Mark Richt finding it hard to land a graduate transfer running back

Tyshon Dye warms up before Clemson's 2015 game at Miami. (Getty Images)

Tyshon Dye warms up before Clemson’s 2015 game at Miami. Dye, a graduate transfer, considered Miami before committing to East Carolina. (Getty Images)

AMELIA ISLAND — Though he’s fast enough, and certainly strong enough, UM defensive end signee Deonte “D.J.” Johnson will not take practice reps at running back.

­­Mark Richt chuckled when the idea was brought up Tuesday at the ACC spring meetings.

“No,” Richt said, brushing off a report that said Miami may try Johnson in the backfield to assuage its depth woes. Johnson, a 6-foot-5, 240-pound four-star defensive end from Sacramento, is an impressively fast sprinter for his size.

“I think he ran in the 100 meters and I hit him up and said ‘Hey man, we ought to put you at tailback,’” Richt said. “He probably took it a little more seriously than I [intended].

“He’s got to learn how to play defensive end.”

The Hurricanes need a running back to ease the burden on returning starter Mark Walton and expected backup Travis Homer, with no guarantee either junior Trayone Gray or freshman Robert Burns, both coming off surgeries, will be able to contribute. Richt’s search continues. In an unusual move, he tweeted last week that UM remains on the hunt.

The college football blogosphere had fun with that. Rival fan sites framed it as a sign of UM’s desperation. Someone created a Craigslist ad attributed to Richt.

The coach believed his tweet was proactive.

“If you do it, you never know,” he said. “Somebody might go, ‘Hey, I’d like to come.’ I don’t know if anything will come of it.”

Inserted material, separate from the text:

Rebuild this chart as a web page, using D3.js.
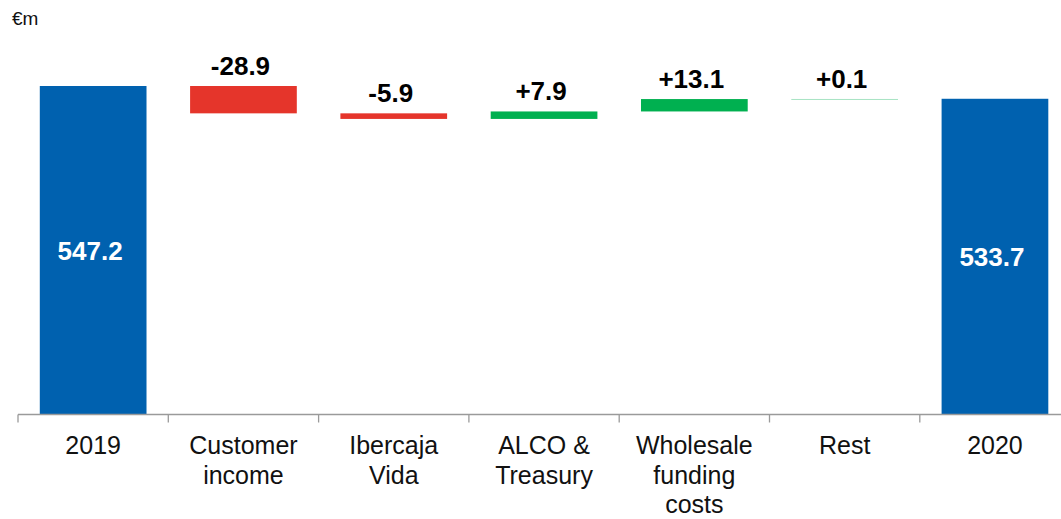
<!DOCTYPE html>
<html>
<head>
<meta charset="utf-8">
<script src="https://cdn.jsdelivr.net/npm/d3@7"></script>
<style>
  html, body { margin: 0; padding: 0; background: #fff; }
  svg { display: block; font-family: "Liberation Sans", Arial, sans-serif; }
</style>
</head>
<body>
<svg id="chart" width="1061" height="519"></svg>
<script>
// ---- data ----
const categories = ["2019", "Customer income", "Ibercaja Vida", "ALCO & Treasury", "Wholesale funding costs", "Rest", "2020"];
const tickLabels = ["2019", "Customer\nincome", "Ibercaja\nVida", "ALCO &\nTreasury", "Wholesale\nfunding\ncosts", "Rest", "2020"];
const kinds = ["total", "delta", "delta", "delta", "delta", "delta", "total"];
const values = [547.2, -28.9, -5.9, 7.9, 13.1, 0.1, 533.7];
const unitLabel = "€m";

// ---- layout ----
const svg = d3.select("#chart");
const baseY = 414.5;
const topY = 86;
const axisMin = 200;

const x = d3.scaleBand()
  .domain(categories)
  .range([18, 18 + 7 * 150.3])
  .paddingInner(0.29)
  .paddingOuter(0.145);

const y = d3.scaleLinear()
  .domain([axisMin, values[0]])
  .range([baseY, topY]);

const colors = { total: "#0061AF", up: "#00B050", down: "#E5352B" };

// compute waterfall
let running = 0;
const bars = categories.map((c, i) => {
  const v = values[i];
  if (kinds[i] === "total") {
    running = v;
    return { c, v, kind: "total", y0: axisMin, y1: v };
  }
  const start = running;
  running += v;
  return { c, v, kind: v >= 0 ? "up" : "down", y0: start, y1: running };
});

// bars
svg.append("g").selectAll("rect")
  .data(bars)
  .join("rect")
  .attr("x", d => x(d.c))
  .attr("width", x.bandwidth())
  .attr("y", d => y(Math.max(d.y0, d.y1)))
  .attr("height", d => Math.max(1, Math.abs(y(d.y0) - y(d.y1))))
  .attr("fill", d => colors[d.kind])
  .attr("fill-opacity", d => Math.min(1, Math.max(0.35, Math.abs(y(d.y0) - y(d.y1)))));

// axis line via d3 axis (no default ticks)
const axisG = svg.append("g")
  .attr("transform", `translate(0,${baseY})`)
  .call(d3.axisBottom(x).tickSize(0).tickFormat(""));
axisG.select(".domain").attr("stroke", "#9a9a9a").attr("stroke-width", 1.3)
  .attr("d", `M${x.range()[0]},0H1070`);

// boundary ticks
const half = x.step() * x.paddingInner() / 2;
svg.append("g").selectAll("line")
  .data(categories)
  .join("line")
  .attr("x1", d => x(d) - half)
  .attr("x2", d => x(d) - half)
  .attr("y1", baseY)
  .attr("y2", baseY + 8)
  .attr("stroke", "#9a9a9a")
  .attr("stroke-width", 1.3);

// category labels
const lab = svg.append("g").selectAll("text")
  .data(categories)
  .join("text")
  .attr("text-anchor", "middle")
  .attr("font-size", 25)
  .attr("fill", "#111");
lab.each(function(d, i) {
  const lines = tickLabels[i].split("\n");
  d3.select(this).selectAll("tspan")
    .data(lines)
    .join("tspan")
    .attr("x", x(d) + x.bandwidth() / 2)
    .attr("y", (l, j) => 454 + j * 29.5)
    .text(l => l);
});

// value labels
const fmt = d3.format(".1f");
const signed = v => (v > 0 ? "+" : v < 0 ? "-" : "") + fmt(Math.abs(v));
svg.append("g").selectAll("text")
  .data(bars)
  .join("text")
  .attr("text-anchor", "middle")
  .attr("font-size", 26)
  .attr("font-weight", "bold")
  .attr("x", d => x(d.c) + x.bandwidth() / 2 - 3)
  .attr("y", d => d.kind === "total"
    ? (y(d.y1) + y(d.y0)) / 2 + 9.5
    : y(Math.max(d.y0, d.y1)) - 11)
  .attr("fill", d => d.kind === "total" ? "#fff" : "#000")
  .text(d => d.kind === "total" ? fmt(d.v) : signed(d.v));

// unit label
svg.append("text")
  .attr("x", 12)
  .attr("y", 25)
  .attr("font-size", 19)
  .attr("fill", "#111")
  .text(unitLabel);
</script>
</body>
</html>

Graduate transfers have blossomed over the last half-decade and have become a major factor in basketball, where approximately 700 players declare their intentions to change schools every year. It’s become a key strategy for many hoops programs – including Miami, which has found mainly underclassmen transfer gems (Shane Larkin, Angel Rodriguez, Sheldon McClellan among them) and is looking for two transfers this offseason. Many programs keep extensive lists of players they believe could transfer now and in the future.

 

Richt’s staff does not. UM had a pair of grad transfer success stories in 2016 (defensive back Adrian Colbert and fullback Marquez Williams, both of whom were drafted by NFL teams) and attracted one of the top defensive transfers of this cycle (The Citadel cornerback Dee Delaney, an NFL prospect), but Richt said he’s generally unsure what to expect from the transfer market.

“That’s why I did what I did,” he said. “I wasn’t targeting a specific kid. I don’t even know if a kid is in position to want to do that. Then maybe you find out a guy maybe is interested in that. Then you check him out and say we think this guy will work, or we don’t think this guy will work. You don’t want to bring in a guy and not play [him]. If I knew everyone would stay healthy, we wouldn’t even be worried about it.”

It’s a tricky spot for a coach to be in, Richt acknowledged. There’s little downside for the program like Miami to take an experienced running back like Clemson transfer Tyshon Dye, who recently picked East Carolina over the Hurricanes. He wouldn’t have affected UM’s recruiting for 2018, since he would have been on scholarship for one year.

“It costs you nothing,” Richt said. “But I don’t want a guy who’s miserable because we told him you’re going to play all these plays and now he’s an insurance policy. I don’t want to do that. The kid gets one shot. I want him to have his best shot.”